A Call to Action: Let’s End Poverty By 2040

We need to stop talking about fighting poverty. Instead of fighting it, we should be focused on ending it. I believe that, with the right investment, we can end poverty in DC in the next 20 years.

Time is of the essence. The statistics on poverty in our city are clear, consistent, and sobering. 

According to a new report from the Annie E. Casey Foundation, D.C. has one of the highest child poverty rates in the country, with 26%of those under 18  living below the Federal Poverty Line — nearly 10% higher than the national child poverty rate. It is no surprise, then, that our city also has the largest rate of income inequality in the country. The average Black household earns just $38,000 annually, while the average Latinx household earns $65,000. For white households, the average DC household income is $127,000. 

Median incomes for Wards 7 and 8, where the majority of the District’s Black residents now live, sits at $31,000 and just under $25,000, respectively. The average household income of the people Bread for the City serves is $10,000 annually — $27 per day to pay rent, transportation, food, utilities, and all other living costs. It is unsustainable and nearly impossible to live this way.  

Meanwhile, while DC residents suffer, the City touts its financial strength. Last month, the mayor’s office announced tax revenues were nearly $80 million more than anticipated.  

And let’s not end poverty through gentrification and displacement. From 2000 to 2013, D.C. had the highest percentage of gentrifying neighborhoods in the country, according to the National Community Reinvestment Coalition. During that period, 20,000 Black residents were displaced — sending the District’s Black population plummeting from 71 percent in 1970 to 48.3 percent in 2015. 

We also can’t end poverty by trying to fix people. People living on low-incomes, predominantly Black and brown people in D.C. do not need to be fixed. Bread for the City’s clients are resourceful, creative, and resilient. It’s the systems of over-policing, underfunded education, jobs that don’t pay a living wage, and lack of access to affordable, quality healthcare, that sentence them and their families to extreme and generational poverty that are broken and need fixing. 

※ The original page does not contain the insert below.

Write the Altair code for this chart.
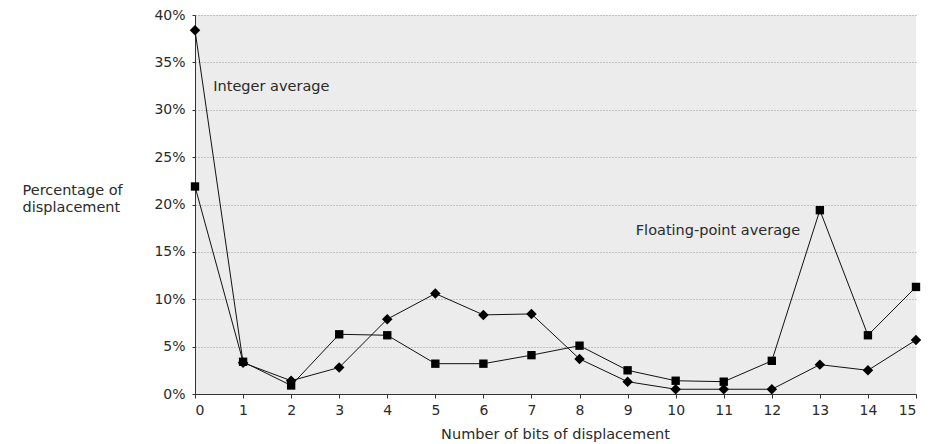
import altair as alt
import pandas as pd

bits = list(range(16))
integer_avg = [38.4, 3.3, 1.4, 2.8, 7.9, 10.6, 8.35, 8.45, 3.7, 1.3, 0.5, 0.5, 0.5, 3.1, 2.5, 5.7]
float_avg = [21.9, 3.4, 0.9, 6.3, 6.2, 3.2, 3.2, 4.1, 5.1, 2.5, 1.4, 1.3, 3.5, 19.4, 6.2, 11.3]
y_ticks = [0, 5, 10, 15, 20, 25, 30, 35, 40]

labels = ["Integer average", "Floating-point average"]
label_x = [0.38, 9.17]
label_y = [32.4, 17.2]

FONT = "DejaVu Sans"
TXT = "#2a2a2a"

df_int = pd.DataFrame({"bits": bits, "pct": integer_avg})
df_fp = pd.DataFrame({"bits": bits, "pct": float_avg})
df_lab = pd.DataFrame({"label": labels, "x": label_x, "y": label_y})

x_enc = alt.X(
    "bits:Q",
    scale=alt.Scale(domain=[0, 15], nice=False, zero=False),
    axis=alt.Axis(
        values=bits, title="Number of bits of displacement", grid=False,
        labelFontSize=14, labelColor=TXT, labelPadding=5,
        tickSize=4, tickColor="#333", domainColor="#333",
        titleFontSize=14.5, titleFontWeight="normal", titleColor=TXT,
        titlePadding=10, titleX=360, labelFont=FONT, titleFont=FONT,
    ),
)
y_enc = alt.Y(
    "pct:Q",
    scale=alt.Scale(domain=[0, 40], nice=False),
    axis=alt.Axis(
        values=y_ticks, title=["Percentage of", "displacement"],
        labelExpr="datum.value + '%'",
        grid=True, gridDash=[1, 2], gridColor="#999", gridWidth=1,
        labelFontSize=14, labelColor=TXT, labelPadding=7,
        tickSize=3, tickColor="#333", domainColor="#333",
        titleAngle=0, titleAlign="left", titleBaseline="top",
        titleX=-173, titleY=168, titleFontSize=14.5, titleFontWeight="normal",
        titleColor=TXT, labelFont=FONT, titleFont=FONT, titleLineHeight=17,
    ),
)

line_int = alt.Chart(df_int).mark_line(color="#111", strokeWidth=1).encode(x=x_enc, y=y_enc)
pts_int = alt.Chart(df_int).mark_point(shape="diamond", filled=True, color="#000", size=110, opacity=1).encode(x="bits:Q", y="pct:Q")
line_fp = alt.Chart(df_fp).mark_line(color="#111", strokeWidth=1).encode(x="bits:Q", y="pct:Q")
pts_fp = alt.Chart(df_fp).mark_point(shape="square", filled=True, color="#000", size=70, opacity=1).encode(x="bits:Q", y="pct:Q")
txt = alt.Chart(df_lab).mark_text(align="left", baseline="middle", fontSize=14.5, font=FONT, color=TXT).encode(
    x="x:Q", y="y:Q", text="label:N")

chart = alt.layer(line_fp, line_int, pts_fp, pts_int, txt).properties(
    width=721, height=379,
    padding={"left": 14, "top": 0, "right": 5, "bottom": 5},
).configure_view(fill="#ececec", stroke=None)

chart.save("out.html", embed_options={"renderer": "svg", "actions": False})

For decades, our public and private systems have worked in tandem to push Black and brown people living on low incomes out of the city by wages that do not keep up with the sky-high cost of living and property taxes that uprooted former owners. Those that weren’t pushed out found themselves at the margins of the city, caught in a vicious cycle of underfunded schools, underemployment, food deserts, lack of quality healthcare, and housing that isn’t affordable.

Meanwhile, those who turn to our government for assistance find systems that are dedicated to making it difficult if not impossible to access the social supports the system purports to offer. And the supports they are able to access are often a substandard part of a shredded social safety net. The state of our public housing stock remains in deplorable conditions. Public housing units filled with mold and pests contribute to the city’s rising asthma rate among children. Nearly one-third of the total public housing stock is virtually unlivable, with residents reporting issues that range from lead to rodents and roaches. Low-income residents still face housing challenges on the private market, with landlords illegally discriminating against prospective tenants with vouchers and similar code violations they escaped in public housing. 

It doesn’t have to be this way. In Canada, an intentional alignment of public-private partnerships has brought communities together across the country to change the strategy about tackling poverty. David Brooks of the New York Times notes that Canadians “launch[ed] a different kind of conversation…they don’t want better ‘poor’; they want fewer ‘poor’. That is to say, their focus is not on how do we give people food so they don’t starve. It is how do we move people out of poverty… How do we eradicate poverty altogether?”

How can we do this? 

First, we decide that we’re genuinely committed to ending poverty. It’s not enough to say we are, while our actions reflect solutions that make us feel better but don’t do better.

We also realize that the government is a significant player in ending poverty. Our elected officials must end their reluctance to aggressively use the tax code to ensure more progressive, equitable outcomes for low-income residents. We must name these systems, calling out that poverty is born of systemic racism that has threatened to crush low-income Black and brown residents. 

If D.C. is a world-class city, I believe a world-class city should and would measure itself by the socioeconomic stability and well being of its most impoverished and disadvantaged citizens and not the increased comforts and wealth of its most privileged.